Moreover, the work of Professor Frank J Elgar has shown that societies with low levels of trust struggle to create the social supports and connections required to improve the health, and allow for the comfortable ageing, of its members – even outside of a welfare state context. Communities, in effect, err towards atomisation. An individual's welfare, regardless of age, is no longer considered a collective concern, and is seen solely as the responsibility of the individual – and, thus, Thatcher’s dream is realised.
Declining trust is not exclusive to individuals, but extends to people’s faith in institutions. In a research paper exploring the impact of inequality on values and attitudes, social scientist Frederic L Pryor found that people in less equal countries had less interest in politics, less confidence in their sitting parliament, and often bemoaned a societal lack of respect for authority. And his work is no outlier. Associate professor Frederick Solt argues in a similar vein. His analysis has demonstrated that higher levels of inequality ‘powerfully depress political interest, the frequency of political discussion, and participation in elections’. It’s hardly surprising either. For how is it possible to reconcile the optimistic, soundbite promises of politicians with the biting reality of a life stung by inequality? Successive governments from across the political spectrum have tried (some harder than others) and failed to arrest the trend toward inequality. As things deteriorate, disillusionment is, in many ways, the logical response.
To make matters worse, the apathy Solt’s work observes applies to all but the most affluent. With their political intentions unperturbed, and enjoying an ever-growing slice of the economic pie, they are even better placed to set the political agenda, a privilege that can be – and often is – used to ring-fence wealth, exacerbating the original problem.

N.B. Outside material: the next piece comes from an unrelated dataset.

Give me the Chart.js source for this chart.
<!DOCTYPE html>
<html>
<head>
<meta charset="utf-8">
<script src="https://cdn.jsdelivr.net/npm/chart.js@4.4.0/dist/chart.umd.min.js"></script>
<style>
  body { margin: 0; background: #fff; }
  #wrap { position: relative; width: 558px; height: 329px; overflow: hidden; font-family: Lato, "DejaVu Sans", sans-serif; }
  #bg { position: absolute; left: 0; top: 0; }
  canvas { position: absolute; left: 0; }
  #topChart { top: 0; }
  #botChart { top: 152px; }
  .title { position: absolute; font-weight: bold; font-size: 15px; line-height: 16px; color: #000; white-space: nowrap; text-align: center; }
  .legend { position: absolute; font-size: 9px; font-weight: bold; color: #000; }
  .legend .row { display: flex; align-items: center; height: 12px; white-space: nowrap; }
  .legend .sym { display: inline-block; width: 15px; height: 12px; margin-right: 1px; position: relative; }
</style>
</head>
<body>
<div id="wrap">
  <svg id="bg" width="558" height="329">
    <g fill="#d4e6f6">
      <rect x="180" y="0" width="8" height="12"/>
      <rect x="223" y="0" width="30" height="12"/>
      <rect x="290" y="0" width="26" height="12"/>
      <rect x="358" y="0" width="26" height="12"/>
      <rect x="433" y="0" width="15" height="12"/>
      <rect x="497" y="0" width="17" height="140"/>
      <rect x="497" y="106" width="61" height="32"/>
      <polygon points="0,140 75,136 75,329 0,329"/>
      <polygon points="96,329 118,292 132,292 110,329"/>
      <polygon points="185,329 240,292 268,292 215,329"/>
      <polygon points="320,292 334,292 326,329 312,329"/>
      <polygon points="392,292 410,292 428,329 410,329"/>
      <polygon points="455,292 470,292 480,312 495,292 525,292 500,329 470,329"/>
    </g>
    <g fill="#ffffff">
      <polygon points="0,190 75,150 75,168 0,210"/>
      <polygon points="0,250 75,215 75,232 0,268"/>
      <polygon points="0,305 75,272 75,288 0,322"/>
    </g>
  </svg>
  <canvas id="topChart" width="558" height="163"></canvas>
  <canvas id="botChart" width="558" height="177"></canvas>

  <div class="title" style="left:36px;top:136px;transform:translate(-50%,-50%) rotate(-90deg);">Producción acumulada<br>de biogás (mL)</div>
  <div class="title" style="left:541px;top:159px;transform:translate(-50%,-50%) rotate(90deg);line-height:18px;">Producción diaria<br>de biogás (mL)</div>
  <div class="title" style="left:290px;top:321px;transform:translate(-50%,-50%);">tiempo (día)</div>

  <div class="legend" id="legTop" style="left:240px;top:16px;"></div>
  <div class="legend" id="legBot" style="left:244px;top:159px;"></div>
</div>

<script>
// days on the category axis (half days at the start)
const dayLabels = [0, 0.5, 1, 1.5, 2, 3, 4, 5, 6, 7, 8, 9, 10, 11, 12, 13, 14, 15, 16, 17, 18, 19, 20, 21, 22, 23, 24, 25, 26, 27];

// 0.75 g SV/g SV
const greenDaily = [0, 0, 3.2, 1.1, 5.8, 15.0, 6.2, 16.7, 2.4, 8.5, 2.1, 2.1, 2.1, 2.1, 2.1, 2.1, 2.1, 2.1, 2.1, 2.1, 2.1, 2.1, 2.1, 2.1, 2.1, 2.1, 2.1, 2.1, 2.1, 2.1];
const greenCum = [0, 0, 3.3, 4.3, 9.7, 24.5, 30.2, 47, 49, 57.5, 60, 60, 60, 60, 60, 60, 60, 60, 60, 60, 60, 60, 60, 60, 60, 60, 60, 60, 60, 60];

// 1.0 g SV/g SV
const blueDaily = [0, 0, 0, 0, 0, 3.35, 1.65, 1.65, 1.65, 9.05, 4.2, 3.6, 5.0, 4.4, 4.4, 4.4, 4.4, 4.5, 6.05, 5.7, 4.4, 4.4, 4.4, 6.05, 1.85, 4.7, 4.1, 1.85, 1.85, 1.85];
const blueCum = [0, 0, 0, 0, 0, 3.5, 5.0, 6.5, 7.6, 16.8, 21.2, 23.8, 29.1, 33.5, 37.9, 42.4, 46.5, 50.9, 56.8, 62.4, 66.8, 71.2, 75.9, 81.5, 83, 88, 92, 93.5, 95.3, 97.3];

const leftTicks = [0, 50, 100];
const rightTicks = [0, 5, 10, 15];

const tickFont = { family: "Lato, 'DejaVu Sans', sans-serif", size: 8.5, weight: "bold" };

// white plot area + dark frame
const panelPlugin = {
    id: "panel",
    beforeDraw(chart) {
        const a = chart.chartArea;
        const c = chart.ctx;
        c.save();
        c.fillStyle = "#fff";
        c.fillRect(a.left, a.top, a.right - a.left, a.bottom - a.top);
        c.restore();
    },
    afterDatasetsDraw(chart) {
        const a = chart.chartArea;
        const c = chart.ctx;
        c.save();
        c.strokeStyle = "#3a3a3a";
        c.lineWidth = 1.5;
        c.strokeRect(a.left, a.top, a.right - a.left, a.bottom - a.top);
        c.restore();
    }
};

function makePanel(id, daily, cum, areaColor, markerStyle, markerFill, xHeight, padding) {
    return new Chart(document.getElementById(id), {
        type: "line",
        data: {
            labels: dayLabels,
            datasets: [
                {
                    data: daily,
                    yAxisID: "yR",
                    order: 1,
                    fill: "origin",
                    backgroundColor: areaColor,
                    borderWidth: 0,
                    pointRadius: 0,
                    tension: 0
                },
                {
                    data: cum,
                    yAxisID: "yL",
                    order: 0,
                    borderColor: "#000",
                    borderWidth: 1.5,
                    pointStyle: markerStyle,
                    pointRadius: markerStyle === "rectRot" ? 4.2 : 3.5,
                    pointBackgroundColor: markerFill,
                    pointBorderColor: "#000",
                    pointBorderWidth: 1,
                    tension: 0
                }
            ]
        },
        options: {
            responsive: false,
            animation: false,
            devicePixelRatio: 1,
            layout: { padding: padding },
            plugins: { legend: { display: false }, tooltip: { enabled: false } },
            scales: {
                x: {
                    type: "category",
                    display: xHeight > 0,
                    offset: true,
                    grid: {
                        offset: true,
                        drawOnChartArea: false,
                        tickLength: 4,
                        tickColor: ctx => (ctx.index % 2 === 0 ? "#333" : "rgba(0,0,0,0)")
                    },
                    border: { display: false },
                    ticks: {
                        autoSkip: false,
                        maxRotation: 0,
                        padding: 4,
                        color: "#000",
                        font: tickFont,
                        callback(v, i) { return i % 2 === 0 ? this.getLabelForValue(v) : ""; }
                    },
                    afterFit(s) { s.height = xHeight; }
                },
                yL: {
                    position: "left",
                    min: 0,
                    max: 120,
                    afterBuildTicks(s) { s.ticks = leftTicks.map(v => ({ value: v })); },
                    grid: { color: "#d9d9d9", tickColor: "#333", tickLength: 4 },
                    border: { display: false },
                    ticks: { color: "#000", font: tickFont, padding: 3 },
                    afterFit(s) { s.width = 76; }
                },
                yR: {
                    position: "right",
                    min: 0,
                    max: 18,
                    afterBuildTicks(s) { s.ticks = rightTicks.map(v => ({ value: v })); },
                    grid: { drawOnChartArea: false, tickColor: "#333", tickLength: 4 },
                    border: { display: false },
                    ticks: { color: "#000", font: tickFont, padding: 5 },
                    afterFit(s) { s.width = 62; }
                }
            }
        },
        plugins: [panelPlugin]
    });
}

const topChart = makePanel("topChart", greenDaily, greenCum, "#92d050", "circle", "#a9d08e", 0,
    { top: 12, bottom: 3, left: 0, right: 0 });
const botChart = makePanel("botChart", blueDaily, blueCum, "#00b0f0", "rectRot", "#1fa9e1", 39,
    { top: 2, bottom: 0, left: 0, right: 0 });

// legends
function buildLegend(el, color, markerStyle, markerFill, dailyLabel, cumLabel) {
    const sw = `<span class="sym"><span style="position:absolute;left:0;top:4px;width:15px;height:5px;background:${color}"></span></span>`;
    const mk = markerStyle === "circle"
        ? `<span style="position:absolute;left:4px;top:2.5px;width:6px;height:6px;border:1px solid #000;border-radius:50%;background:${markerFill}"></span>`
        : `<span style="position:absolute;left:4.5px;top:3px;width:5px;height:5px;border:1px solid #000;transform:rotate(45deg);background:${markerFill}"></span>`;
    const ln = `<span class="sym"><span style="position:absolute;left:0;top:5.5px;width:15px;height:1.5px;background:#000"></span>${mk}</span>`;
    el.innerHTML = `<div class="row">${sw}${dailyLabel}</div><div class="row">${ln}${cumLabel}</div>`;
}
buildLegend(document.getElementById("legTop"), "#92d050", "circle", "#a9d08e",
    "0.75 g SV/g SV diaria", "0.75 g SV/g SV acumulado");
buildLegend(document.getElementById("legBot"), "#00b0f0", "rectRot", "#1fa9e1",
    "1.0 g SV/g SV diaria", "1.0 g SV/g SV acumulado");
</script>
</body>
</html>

And herein lies one of the larger problems. Inequality is reinforcing itself, it’s digging in. Those benefiting from its advance – maybe predictably – are unwilling to surrender their place at the top of the tree. But surrender they must. Before that happens, though, one prohibiting fallacy needs dispelling. Often observed in unequal societies is the collective belief that the wealthy elites (most of whom were in fact born rich), have risen to their position by virtue of superior talent, endeavour, and dedication rather than their birthright, while those languishing at the bottom owe their squalor to idleness and profligacy. This unhelpful internalisation, which attempts to legitimise the status quo, is patently untrue. Inequality stymies social mobility, and although just one of its many causes, its eradication would greatly improve the meritocratic nature of our unequal world – and make people happier.

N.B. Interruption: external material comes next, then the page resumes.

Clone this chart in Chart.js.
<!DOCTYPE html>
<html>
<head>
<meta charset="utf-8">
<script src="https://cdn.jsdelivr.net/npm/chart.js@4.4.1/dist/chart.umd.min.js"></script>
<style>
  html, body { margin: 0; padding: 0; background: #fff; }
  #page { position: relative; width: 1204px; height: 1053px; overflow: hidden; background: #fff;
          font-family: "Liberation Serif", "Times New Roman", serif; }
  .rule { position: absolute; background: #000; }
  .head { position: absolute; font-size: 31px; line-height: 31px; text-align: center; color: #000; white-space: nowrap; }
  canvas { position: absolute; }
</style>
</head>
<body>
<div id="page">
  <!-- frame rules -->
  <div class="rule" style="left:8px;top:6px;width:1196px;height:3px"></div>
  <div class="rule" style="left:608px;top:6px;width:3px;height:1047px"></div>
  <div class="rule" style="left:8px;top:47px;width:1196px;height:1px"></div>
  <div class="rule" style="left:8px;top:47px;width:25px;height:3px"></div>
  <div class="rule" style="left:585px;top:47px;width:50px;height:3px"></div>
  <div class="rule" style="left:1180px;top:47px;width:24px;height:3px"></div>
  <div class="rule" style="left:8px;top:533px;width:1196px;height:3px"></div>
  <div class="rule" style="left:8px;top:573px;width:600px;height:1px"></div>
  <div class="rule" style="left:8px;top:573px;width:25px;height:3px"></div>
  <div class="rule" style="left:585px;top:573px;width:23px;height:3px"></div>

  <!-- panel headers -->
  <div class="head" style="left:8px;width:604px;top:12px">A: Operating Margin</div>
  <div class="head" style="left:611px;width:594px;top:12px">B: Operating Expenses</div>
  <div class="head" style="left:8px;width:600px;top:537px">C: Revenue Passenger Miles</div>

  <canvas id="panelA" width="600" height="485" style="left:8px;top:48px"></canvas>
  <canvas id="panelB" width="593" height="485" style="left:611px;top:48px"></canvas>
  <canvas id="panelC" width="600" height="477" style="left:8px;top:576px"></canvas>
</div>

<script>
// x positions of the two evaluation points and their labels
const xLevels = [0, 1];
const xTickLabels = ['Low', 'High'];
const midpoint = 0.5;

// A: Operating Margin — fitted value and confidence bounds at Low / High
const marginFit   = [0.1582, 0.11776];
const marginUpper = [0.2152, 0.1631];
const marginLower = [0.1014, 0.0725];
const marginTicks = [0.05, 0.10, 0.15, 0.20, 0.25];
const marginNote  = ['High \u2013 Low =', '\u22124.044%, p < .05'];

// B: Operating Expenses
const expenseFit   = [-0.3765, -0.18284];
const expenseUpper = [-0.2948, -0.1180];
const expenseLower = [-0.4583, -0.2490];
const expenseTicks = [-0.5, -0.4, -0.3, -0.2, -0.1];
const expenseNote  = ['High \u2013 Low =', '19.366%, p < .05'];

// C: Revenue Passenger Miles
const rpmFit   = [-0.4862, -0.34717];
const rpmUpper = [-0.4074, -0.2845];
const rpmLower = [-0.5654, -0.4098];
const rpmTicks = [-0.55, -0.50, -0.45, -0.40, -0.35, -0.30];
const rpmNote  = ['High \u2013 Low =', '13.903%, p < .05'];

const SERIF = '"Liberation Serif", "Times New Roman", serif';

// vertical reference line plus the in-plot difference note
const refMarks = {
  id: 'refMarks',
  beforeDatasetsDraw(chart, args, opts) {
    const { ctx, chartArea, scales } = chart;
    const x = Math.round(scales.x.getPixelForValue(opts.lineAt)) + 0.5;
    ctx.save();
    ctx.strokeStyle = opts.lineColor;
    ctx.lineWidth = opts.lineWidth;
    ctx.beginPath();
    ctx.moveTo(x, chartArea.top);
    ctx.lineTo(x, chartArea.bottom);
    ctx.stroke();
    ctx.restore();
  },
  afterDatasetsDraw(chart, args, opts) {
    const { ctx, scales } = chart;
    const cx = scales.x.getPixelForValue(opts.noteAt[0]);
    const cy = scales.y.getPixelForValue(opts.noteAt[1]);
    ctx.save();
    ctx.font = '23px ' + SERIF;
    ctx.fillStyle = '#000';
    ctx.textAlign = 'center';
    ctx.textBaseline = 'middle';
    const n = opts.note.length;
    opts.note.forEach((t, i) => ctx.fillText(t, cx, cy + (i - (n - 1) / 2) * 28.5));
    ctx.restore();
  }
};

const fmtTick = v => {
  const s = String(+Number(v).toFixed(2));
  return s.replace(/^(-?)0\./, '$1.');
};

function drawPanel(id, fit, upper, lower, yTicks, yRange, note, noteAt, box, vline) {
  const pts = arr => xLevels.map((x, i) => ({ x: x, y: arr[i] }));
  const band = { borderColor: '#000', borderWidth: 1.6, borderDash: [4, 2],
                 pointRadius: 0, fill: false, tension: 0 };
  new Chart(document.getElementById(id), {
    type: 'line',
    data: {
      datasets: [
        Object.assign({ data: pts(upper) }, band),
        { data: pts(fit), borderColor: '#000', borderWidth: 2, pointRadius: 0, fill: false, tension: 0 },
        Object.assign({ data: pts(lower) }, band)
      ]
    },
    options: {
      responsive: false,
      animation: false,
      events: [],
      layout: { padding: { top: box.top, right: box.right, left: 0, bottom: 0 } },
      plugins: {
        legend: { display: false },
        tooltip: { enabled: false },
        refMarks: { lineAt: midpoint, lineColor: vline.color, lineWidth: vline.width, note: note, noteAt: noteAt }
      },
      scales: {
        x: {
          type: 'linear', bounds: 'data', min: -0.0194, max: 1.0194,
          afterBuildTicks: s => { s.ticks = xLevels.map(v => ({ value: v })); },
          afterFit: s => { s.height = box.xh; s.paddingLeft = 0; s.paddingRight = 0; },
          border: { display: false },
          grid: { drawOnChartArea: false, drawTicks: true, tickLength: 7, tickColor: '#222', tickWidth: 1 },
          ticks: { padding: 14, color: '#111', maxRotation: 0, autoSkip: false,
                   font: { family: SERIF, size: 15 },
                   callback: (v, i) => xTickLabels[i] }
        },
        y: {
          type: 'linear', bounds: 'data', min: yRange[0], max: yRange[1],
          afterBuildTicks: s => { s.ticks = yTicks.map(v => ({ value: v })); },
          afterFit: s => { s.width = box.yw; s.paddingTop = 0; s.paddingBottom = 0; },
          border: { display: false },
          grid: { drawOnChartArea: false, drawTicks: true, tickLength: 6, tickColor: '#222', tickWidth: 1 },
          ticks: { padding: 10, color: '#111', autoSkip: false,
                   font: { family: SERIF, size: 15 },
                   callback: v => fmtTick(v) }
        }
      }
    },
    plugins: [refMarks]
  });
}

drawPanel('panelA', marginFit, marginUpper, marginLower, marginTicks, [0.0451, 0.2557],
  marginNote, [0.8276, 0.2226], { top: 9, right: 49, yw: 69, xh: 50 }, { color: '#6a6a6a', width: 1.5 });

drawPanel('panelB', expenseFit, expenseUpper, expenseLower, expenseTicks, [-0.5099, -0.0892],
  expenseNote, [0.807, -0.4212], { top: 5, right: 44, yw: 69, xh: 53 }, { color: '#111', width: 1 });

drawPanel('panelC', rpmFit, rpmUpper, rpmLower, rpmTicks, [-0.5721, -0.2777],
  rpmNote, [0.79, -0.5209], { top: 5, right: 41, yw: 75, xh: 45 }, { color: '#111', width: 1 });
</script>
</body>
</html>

When former IMF chief, Christine Lagarde, is compelled to say that, ‘reducing excessive inequality is not just morally and politically correct, it is good economics’, you know it’s time to act – even the neoliberals are conceding it's gone too far. We must demand that our politicians address the growing gulf. For there is nothing natural or inevitable about the scale of inequality that we endure. It is a choice and it has to be reversed.